Available data:
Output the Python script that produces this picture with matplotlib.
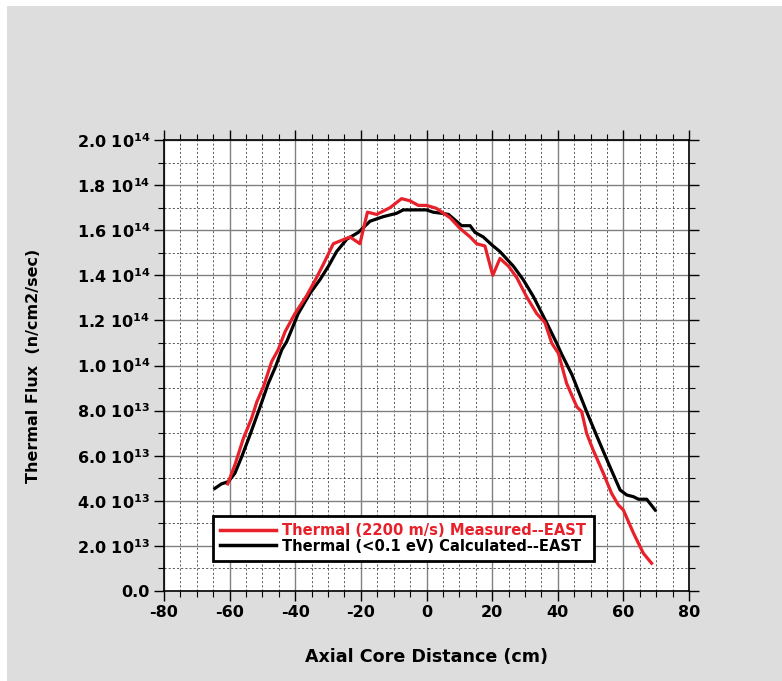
import matplotlib
matplotlib.use("Agg")
import matplotlib.pyplot as plt
from matplotlib.ticker import MultipleLocator, FuncFormatter
from matplotlib.lines import Line2D

plt.rcParams['font.family'] = ['DejaVu Sans']
plt.rcParams['font.weight'] = 'bold'
plt.rcParams['mathtext.fontset'] = 'dejavusans'
plt.rcParams['mathtext.default'] = 'bf'

# Measured thermal flux (2200 m/s), units of 1e13 n/cm2/sec
meas_x = [-60.6, -58.4, -55.8, -53.3, -51.7, -49.7, -47.2, -45.2, -43.1, -40.1,
          -36.5, -33.5, -31.4, -28.4, -23.3, -20.3, -18.0, -15.2, -11.1, -7.6,
          -5.0, -2.5, 0.0, 3.0, 7.2, 10.2, 13.3, 15.3, 17.8, 20.2,
          22.4, 25.0, 27.5, 30.5, 33.6, 36.1, 38.2, 40.2, 42.7, 45.8,
          47.3, 48.8, 50.8, 53.9, 56.4, 58.5, 60.0, 63.1, 66.1, 68.6]
meas_y = [4.75, 5.59, 6.77, 7.66, 8.39, 9.06, 10.17, 10.7, 11.5, 12.3,
          13.1, 13.9, 14.5, 15.4, 15.7, 15.4, 16.8, 16.7, 17.0, 17.4,
          17.3, 17.1, 17.1, 16.97, 16.55, 16.08, 15.7, 15.4, 15.3, 14.0,
          14.75, 14.4, 13.9, 13.05, 12.3, 11.9, 10.98, 10.54, 9.21, 8.17,
          7.95, 6.99, 6.25, 5.22, 4.33, 3.81, 3.59, 2.56, 1.67, 1.23]

# Calculated thermal flux (<0.1 eV), units of 1e13 n/cm2/sec
calc_x = [-64.5, -62.5, -60.4, -58.4, -56.3, -53.8, -50.7, -48.2, -46.0, -44.1,
          -42.6, -39.1, -35.5, -32.5, -29.9, -27.4, -24.3, -20.8, -17.2, -13.2,
          -9.1, -7.1, 0.0, 2.0, 4.6, 6.7, 8.7, 10.7, 13.3, 14.8,
          17.3, 19.9, 22.4, 26.5, 29.5, 32.6, 36.6, 39.7, 41.2, 44.3,
          48.8, 52.4, 55.9, 59.0, 61.0, 63.1, 64.6, 67.1, 69.7]
calc_y = [4.55, 4.75, 4.85, 5.22, 5.96, 6.92, 8.17, 9.21, 9.95, 10.7,
          11.06, 12.3, 13.2, 13.8, 14.4, 15.05, 15.6, 15.9, 16.4, 16.6,
          16.75, 16.9, 16.9, 16.8, 16.75, 16.7, 16.45, 16.2, 16.2, 15.9,
          15.7, 15.35, 15.05, 14.4, 13.8, 13.05, 11.9, 10.98, 10.5, 9.6,
          7.95, 6.70, 5.51, 4.48, 4.26, 4.18, 4.07, 4.07, 3.59]

series_labels = ["Thermal (2200 m/s) Measured--EAST",
                 "Thermal (<0.1 eV) Calculated--EAST"]
RED = "#e8202a"
BG = "#dcdddc"

fig = plt.figure(figsize=(7.82, 6.81), dpi=100)
fig.patch.set_facecolor("white")
# gray panel behind everything (white strip on top/left)
fig.patches.append(plt.Rectangle((7 / 782, 0), 1, (681 - 6) / 681,
                                 transform=fig.transFigure, facecolor=BG,
                                 edgecolor="none", zorder=-10))

ax = fig.add_axes([164 / 782, (681 - 591) / 681, (689 - 164) / 782, (591 - 140) / 681])
ax.set_facecolor("white")

ax.plot(calc_x, [v * 1e13 for v in calc_y], color="black", lw=2.3, zorder=3,
        solid_joinstyle="round")
ax.plot(meas_x, [v * 1e13 for v in meas_y], color=RED, lw=2.3, zorder=4,
        solid_joinstyle="round")

ax.set_xlim(-80, 80)
ax.set_ylim(0, 2.0e14)
ax.xaxis.set_major_locator(MultipleLocator(20))
ax.xaxis.set_minor_locator(MultipleLocator(5))
ax.yaxis.set_major_locator(MultipleLocator(2e13))
ax.yaxis.set_minor_locator(MultipleLocator(1e13))


def yfmt(v, pos):
    if abs(v) < 1:
        return "0.0"
    e = 13 if v < 0.95e14 else 14
    m = v / 10 ** e
    return "%.1f 10$^{\\mathbf{%d}}$" % (m, e)


ax.yaxis.set_major_formatter(FuncFormatter(yfmt))
ax.xaxis.set_major_formatter(FuncFormatter(lambda v, p: "%d" % v))

ax.grid(which="major", color="#808080", lw=1.0, ls="-", zorder=1)
ax.grid(which="minor", color="#444444", lw=0.6, ls=(0, (2.5, 2.5)), zorder=1)
ax.set_axisbelow(True)

ax.tick_params(which="both", direction="out", top=True, right=True,
               labeltop=False, labelright=False, colors="black")
ax.tick_params(which="major", length=7, width=1.0, labelsize=11.5, pad=3)
ax.tick_params(which="minor", length=4, width=0.8)
for s in ax.spines.values():
    s.set_linewidth(1.2)
    s.set_color("black")
for lab in ax.get_xticklabels() + ax.get_yticklabels():
    lab.set_fontweight("bold")

ax.set_xlabel("Axial Core Distance (cm)", fontsize=12.6, fontweight="bold", labelpad=20)
ax.set_ylabel("Thermal Flux  (n/cm2/sec)", fontsize=11.5, fontweight="bold", labelpad=26)

handles = [Line2D([], [], color=RED, lw=2.5), Line2D([], [], color="black", lw=2.5)]
leg = ax.legend(handles, series_labels, loc="lower left",
                bbox_to_anchor=((213 - 164) / 525, (591 - 561) / 451),
                frameon=True, fancybox=False, framealpha=1, edgecolor="black",
                fontsize=10.6, handlelength=3.8, handletextpad=0.4,
                borderpad=0.5, labelspacing=0.05, borderaxespad=0)
leg.get_frame().set_linewidth(2.0)
leg.set_zorder(10)
for t, c in zip(leg.get_texts(), [RED, "black"]):
    t.set_color(c)
    t.set_fontweight("bold")

fig.savefig("out.png", dpi=100, facecolor=fig.get_facecolor())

Requirements: Up to and including the line with "plt.rcParams['mathtext.default'] = 'bf'", copy the data above from its first line. Skip pictures.

Finished exercise:
Output the Python script that produces this picture with matplotlib.
import matplotlib
matplotlib.use("Agg")
import matplotlib.pyplot as plt
from matplotlib.ticker import MultipleLocator, FuncFormatter
from matplotlib.lines import Line2D

plt.rcParams['font.family'] = ['DejaVu Sans']
plt.rcParams['font.weight'] = 'bold'
plt.rcParams['mathtext.fontset'] = 'dejavusans'
plt.rcParams['mathtext.default'] = 'bf'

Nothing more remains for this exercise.